_SET TASK_:
Don't include pictures. Quote the lines below from the first through the line that contains "($(close.north)+(-47.5,25.7)$) -- ++(95,0);".

_INFORMATION SHOWN_:
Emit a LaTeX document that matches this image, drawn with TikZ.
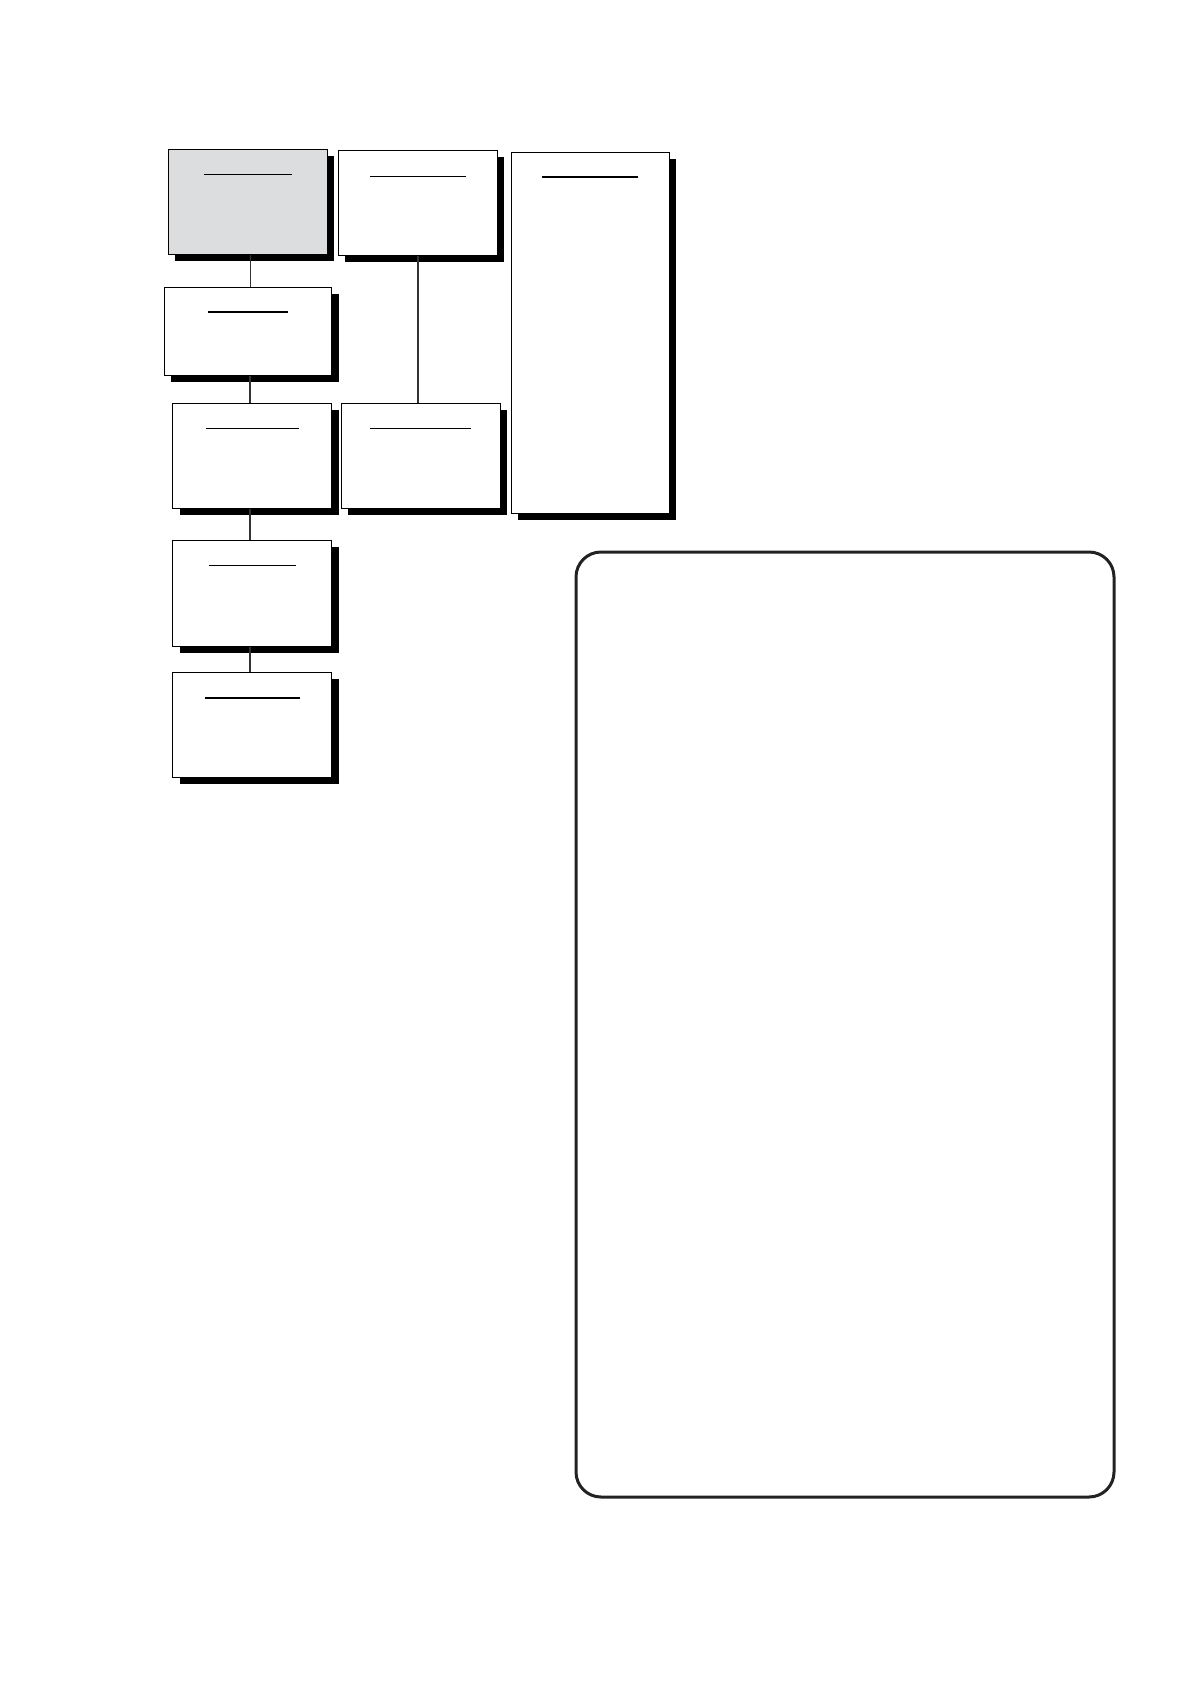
\documentclass[tikz,border=0pt]{standalone}
\usetikzlibrary{shapes.geometric, shadows, positioning, calc}
\definecolor{boxgray}{HTML}{DCDDDE}
\definecolor{framegray}{HTML}{222222}

\begin{document}
\begin{tikzpicture}[x=0.5pt, y=-0.5pt]
% Define styles
\tikzstyle{card} = [rectangle, draw=black, line width=0.5pt, fill=white, minimum width=79.5pt, minimum height=52.5pt, inner sep=0pt, drop shadow={shadow xshift=3.5pt, shadow yshift=-3.5pt, fill=black, opacity=1}]
\tikzstyle{active} = [card, fill=boxgray]
\tikzstyle{rule} = [line width=0.6pt]
\tikzstyle{link} = [draw=black!80, line width=0.7pt]

\useasboundingbox (0,0) rectangle (1190,1684);

% Nodes
\node (start) [active] at (247.8,201.8) {};
\node (plan) [card] at (417.8,202.8) {};
\node (draft) [card, minimum width=83.7pt, minimum height=44pt] at (248,331.3) {};
\node (review) [card] at (252,455.8) {};
\node (check) [card] at (420.5,455.8) {};
\node (notes) [card, minimum width=79pt, minimum height=180.5pt] at (590.3,332.8) {};
\node (final) [card, minimum height=53pt] at (252,593.3) {};
\node (close) [card] at (252,724.8) {};

% Title rules
\draw[rule] ($(start.north)+(-44,26)$) -- ++(88,0);
\draw[rule] ($(plan.north)+(-48,26.4)$) -- ++(96,0);
\draw[rule, line width=1pt] ($(draft.north)+(-40,25.4)$) -- ++(80,0);
\draw[rule] ($(review.north)+(-46.5,26)$) -- ++(93,0);
\draw[rule] ($(check.north)+(-50.5,26)$) -- ++(101,0);
\draw[rule, line width=1pt] ($(notes.north)+(-48,25.7)$) -- ++(96,0);
\draw[rule] ($(final.north)+(-43.5,26)$) -- ++(87,0);
\draw[rule, line width=1pt] ($(close.north)+(-47.5,25.7)$) -- ++(95,0);

% Lines
\draw[link] ([xshift=1.25pt]start.south) -- ([xshift=1.25pt]start.south |- draft.north);
\draw[link] ([xshift=1pt]draft.south) -- ([xshift=1pt]draft.south |- review.north);
\draw[link] ([xshift=-1pt]review.south) -- ([xshift=-1pt]review.south |- final.north);
\draw[link] ([xshift=-1pt]final.south) -- ([xshift=-1pt]final.south |- close.north);
\draw[link] (plan.south) -- (plan.south |- check.north);

% Frame
\node (frame) [draw=framegray, line width=1.5pt, rounded corners=12.5pt, minimum width=269pt, minimum height=472.5pt] at (845,1024.5) {};
\end{tikzpicture}
\end{document}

_THE RESULT_:
Emit a LaTeX document that matches this image, drawn with TikZ.
\documentclass[tikz,border=0pt]{standalone}
\usetikzlibrary{shapes.geometric, shadows, positioning, calc}
\definecolor{boxgray}{HTML}{DCDDDE}
\definecolor{framegray}{HTML}{222222}

\begin{document}
\begin{tikzpicture}[x=0.5pt, y=-0.5pt]
% Define styles
\tikzstyle{card} = [rectangle, draw=black, line width=0.5pt, fill=white, minimum width=79.5pt, minimum height=52.5pt, inner sep=0pt, drop shadow={shadow xshift=3.5pt, shadow yshift=-3.5pt, fill=black, opacity=1}]
\tikzstyle{active} = [card, fill=boxgray]
\tikzstyle{rule} = [line width=0.6pt]
\tikzstyle{link} = [draw=black!80, line width=0.7pt]

\useasboundingbox (0,0) rectangle (1190,1684);

% Nodes
\node (start) [active] at (247.8,201.8) {};
\node (plan) [card] at (417.8,202.8) {};
\node (draft) [card, minimum width=83.7pt, minimum height=44pt] at (248,331.3) {};
\node (review) [card] at (252,455.8) {};
\node (check) [card] at (420.5,455.8) {};
\node (notes) [card, minimum width=79pt, minimum height=180.5pt] at (590.3,332.8) {};
\node (final) [card, minimum height=53pt] at (252,593.3) {};
\node (close) [card] at (252,724.8) {};

% Title rules
\draw[rule] ($(start.north)+(-44,26)$) -- ++(88,0);
\draw[rule] ($(plan.north)+(-48,26.4)$) -- ++(96,0);
\draw[rule, line width=1pt] ($(draft.north)+(-40,25.4)$) -- ++(80,0);
\draw[rule] ($(review.north)+(-46.5,26)$) -- ++(93,0);
\draw[rule] ($(check.north)+(-50.5,26)$) -- ++(101,0);
\draw[rule, line width=1pt] ($(notes.north)+(-48,25.7)$) -- ++(96,0);
\draw[rule] ($(final.north)+(-43.5,26)$) -- ++(87,0);
\draw[rule, line width=1pt] ($(close.north)+(-47.5,25.7)$) -- ++(95,0);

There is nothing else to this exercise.